It’s funny how, looking back, you don’t know what is to come. Spring 2009 I didn’t know the Grants; Helen and Michael. And no, they are not a couple. Helen has her Mr Grant, and Michael isn’t actually a Grant.
I connect both of them with Germany. Helen had lived in Germany for many years, and her first book – The Vanishing of Katharina Linden – was set there, in Bad Münstereifel; not too far from Köln and Bonn.
Because that’s where Daughter and I were heading, that weekend in March 2009, and I was reading Helen’s book on the plane, and I’d just got to the bit where one of the ‘innocent’ characters says ‘Scheisse.’ It made me giggle. Childish, I know.
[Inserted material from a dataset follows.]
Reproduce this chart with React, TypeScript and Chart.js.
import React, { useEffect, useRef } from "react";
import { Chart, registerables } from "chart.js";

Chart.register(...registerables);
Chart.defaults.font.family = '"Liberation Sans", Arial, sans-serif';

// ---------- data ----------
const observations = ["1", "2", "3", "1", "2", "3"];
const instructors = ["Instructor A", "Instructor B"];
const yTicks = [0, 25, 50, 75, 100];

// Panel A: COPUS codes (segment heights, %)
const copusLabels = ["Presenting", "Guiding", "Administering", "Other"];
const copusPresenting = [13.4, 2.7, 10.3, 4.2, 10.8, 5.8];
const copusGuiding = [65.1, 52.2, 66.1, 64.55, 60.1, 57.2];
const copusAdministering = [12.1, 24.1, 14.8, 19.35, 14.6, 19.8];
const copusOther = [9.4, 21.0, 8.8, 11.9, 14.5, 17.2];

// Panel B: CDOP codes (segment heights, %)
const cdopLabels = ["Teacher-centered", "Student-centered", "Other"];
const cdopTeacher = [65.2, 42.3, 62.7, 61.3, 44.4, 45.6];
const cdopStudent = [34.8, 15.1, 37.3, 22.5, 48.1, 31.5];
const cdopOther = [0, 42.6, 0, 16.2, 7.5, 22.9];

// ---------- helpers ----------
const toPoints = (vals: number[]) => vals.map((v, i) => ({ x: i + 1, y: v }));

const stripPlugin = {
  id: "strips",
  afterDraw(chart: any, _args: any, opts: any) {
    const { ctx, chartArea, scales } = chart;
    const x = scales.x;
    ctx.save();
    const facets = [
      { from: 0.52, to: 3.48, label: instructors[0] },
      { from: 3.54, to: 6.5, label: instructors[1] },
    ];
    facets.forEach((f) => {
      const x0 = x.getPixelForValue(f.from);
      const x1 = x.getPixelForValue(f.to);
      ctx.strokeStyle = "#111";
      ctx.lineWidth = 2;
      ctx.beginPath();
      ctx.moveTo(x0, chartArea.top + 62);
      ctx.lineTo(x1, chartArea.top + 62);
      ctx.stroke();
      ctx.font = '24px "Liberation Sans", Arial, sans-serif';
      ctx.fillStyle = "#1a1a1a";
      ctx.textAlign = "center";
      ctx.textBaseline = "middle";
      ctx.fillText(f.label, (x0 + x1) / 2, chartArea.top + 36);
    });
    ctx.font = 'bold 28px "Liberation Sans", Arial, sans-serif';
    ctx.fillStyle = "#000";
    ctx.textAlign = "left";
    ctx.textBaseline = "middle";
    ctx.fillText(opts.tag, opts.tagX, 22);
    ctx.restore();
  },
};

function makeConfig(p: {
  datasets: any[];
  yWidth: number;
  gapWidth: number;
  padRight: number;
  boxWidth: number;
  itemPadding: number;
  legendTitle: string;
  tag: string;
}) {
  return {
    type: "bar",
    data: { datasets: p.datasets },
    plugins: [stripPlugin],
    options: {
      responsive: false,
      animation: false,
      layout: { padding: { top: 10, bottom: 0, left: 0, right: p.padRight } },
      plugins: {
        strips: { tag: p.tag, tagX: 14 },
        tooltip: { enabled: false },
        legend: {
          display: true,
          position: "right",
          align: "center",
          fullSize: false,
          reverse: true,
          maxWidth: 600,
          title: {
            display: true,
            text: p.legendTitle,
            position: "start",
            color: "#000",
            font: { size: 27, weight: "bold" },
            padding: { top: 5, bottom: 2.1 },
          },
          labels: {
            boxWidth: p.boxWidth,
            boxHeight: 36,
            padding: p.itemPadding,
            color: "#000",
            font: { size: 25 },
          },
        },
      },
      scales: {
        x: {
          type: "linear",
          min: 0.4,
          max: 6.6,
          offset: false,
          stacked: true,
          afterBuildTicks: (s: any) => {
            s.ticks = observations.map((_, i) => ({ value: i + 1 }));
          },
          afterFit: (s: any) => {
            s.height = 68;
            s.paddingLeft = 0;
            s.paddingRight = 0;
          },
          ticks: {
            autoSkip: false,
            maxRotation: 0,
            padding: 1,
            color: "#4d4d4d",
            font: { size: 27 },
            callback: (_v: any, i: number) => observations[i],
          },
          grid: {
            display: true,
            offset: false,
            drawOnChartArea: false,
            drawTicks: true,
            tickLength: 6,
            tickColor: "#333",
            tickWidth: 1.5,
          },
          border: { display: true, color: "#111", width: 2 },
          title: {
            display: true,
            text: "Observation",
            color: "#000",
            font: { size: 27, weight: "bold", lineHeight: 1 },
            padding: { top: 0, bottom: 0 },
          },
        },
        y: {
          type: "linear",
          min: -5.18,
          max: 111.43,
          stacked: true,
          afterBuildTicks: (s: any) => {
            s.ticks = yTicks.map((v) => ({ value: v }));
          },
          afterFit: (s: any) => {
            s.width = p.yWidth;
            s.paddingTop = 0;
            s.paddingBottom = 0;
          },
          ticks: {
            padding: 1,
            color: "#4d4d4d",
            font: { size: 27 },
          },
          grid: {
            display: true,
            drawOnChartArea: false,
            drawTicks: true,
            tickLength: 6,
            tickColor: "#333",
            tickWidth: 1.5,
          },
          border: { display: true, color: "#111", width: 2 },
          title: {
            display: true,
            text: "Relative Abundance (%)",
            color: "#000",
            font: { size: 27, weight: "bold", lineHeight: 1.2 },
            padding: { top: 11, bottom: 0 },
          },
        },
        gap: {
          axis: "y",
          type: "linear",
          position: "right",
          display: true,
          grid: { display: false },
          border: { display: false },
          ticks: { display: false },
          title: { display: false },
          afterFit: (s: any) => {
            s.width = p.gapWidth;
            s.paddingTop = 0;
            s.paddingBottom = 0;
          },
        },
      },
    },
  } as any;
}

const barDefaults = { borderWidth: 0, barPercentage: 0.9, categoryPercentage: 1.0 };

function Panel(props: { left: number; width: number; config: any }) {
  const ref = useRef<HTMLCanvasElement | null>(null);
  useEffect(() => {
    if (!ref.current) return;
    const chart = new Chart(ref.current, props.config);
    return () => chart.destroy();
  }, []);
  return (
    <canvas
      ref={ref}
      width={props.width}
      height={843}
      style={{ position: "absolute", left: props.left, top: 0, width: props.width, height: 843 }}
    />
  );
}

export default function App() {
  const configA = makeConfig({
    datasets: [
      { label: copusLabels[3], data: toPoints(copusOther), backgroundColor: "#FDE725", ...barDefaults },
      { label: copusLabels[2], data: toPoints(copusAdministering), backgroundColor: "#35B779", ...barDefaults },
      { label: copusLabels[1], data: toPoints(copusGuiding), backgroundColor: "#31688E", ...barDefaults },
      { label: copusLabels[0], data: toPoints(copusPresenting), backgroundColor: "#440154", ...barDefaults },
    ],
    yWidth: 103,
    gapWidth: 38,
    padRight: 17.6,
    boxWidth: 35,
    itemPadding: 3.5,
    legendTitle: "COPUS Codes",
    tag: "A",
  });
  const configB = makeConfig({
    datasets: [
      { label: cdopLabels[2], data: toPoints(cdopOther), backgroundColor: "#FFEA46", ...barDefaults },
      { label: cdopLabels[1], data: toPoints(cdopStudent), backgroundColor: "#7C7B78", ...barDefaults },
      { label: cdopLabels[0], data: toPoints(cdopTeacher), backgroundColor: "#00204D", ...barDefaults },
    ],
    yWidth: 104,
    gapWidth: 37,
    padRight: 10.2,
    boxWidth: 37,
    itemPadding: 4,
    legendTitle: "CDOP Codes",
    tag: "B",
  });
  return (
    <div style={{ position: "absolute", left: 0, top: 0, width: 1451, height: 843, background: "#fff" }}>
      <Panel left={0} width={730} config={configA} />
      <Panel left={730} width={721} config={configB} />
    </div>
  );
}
Anyway, it was good reading a book set in Germany when I was actually in Germany. I mean, above Germany.
When Daughter and I had done what we came for, which was to attend a Roger Whittaker concert in Köln, which was great, and made greater still by being preceeded by an interview with Roger, we went to visit an online friend near Bonn. I had a suitcase full of books for her, because you have to get rid of books somehow.
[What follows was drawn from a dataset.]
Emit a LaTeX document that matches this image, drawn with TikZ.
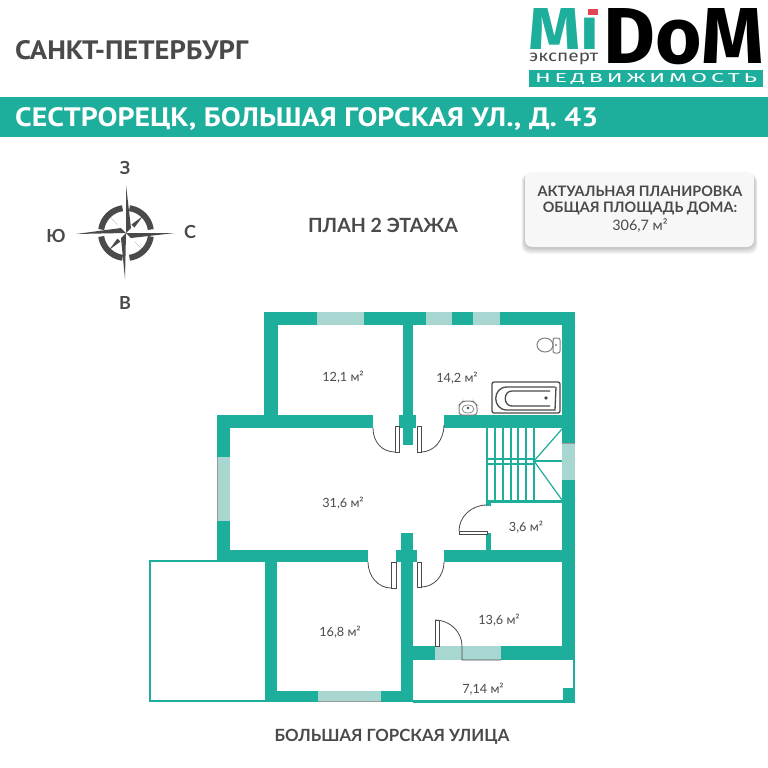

One of those books was Michael Grant’s Gone, the first in the Gone series. And I only gave it away, because I had been sent two copies. My friend liked the look of it so much that she read it almost there and then. Although, being a writer herself she went on to pick the plot to pieces and had opinons on almost every aspect. But that’s fine.
So, The Vanishing and Gone – both books about disappearing – were my first meetings with Helen and Michael.
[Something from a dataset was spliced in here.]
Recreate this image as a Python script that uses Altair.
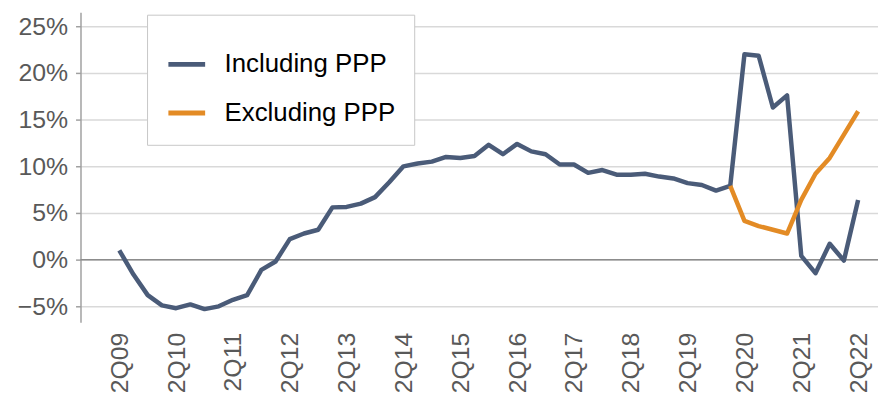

And now, I’ve read so much more by them, and seen so much more of them, that they feel like old established friends. Helen lives relatively near me, and Michael is so successful that he’s over in Britain most years, and sometimes more than once.
But it began in that plane, with a Scheisse, and a spare book.
(The witchiness does not end there. The second, literally, that I typed Roger’s name, my Messenger pinged, with a question about him from a relative.)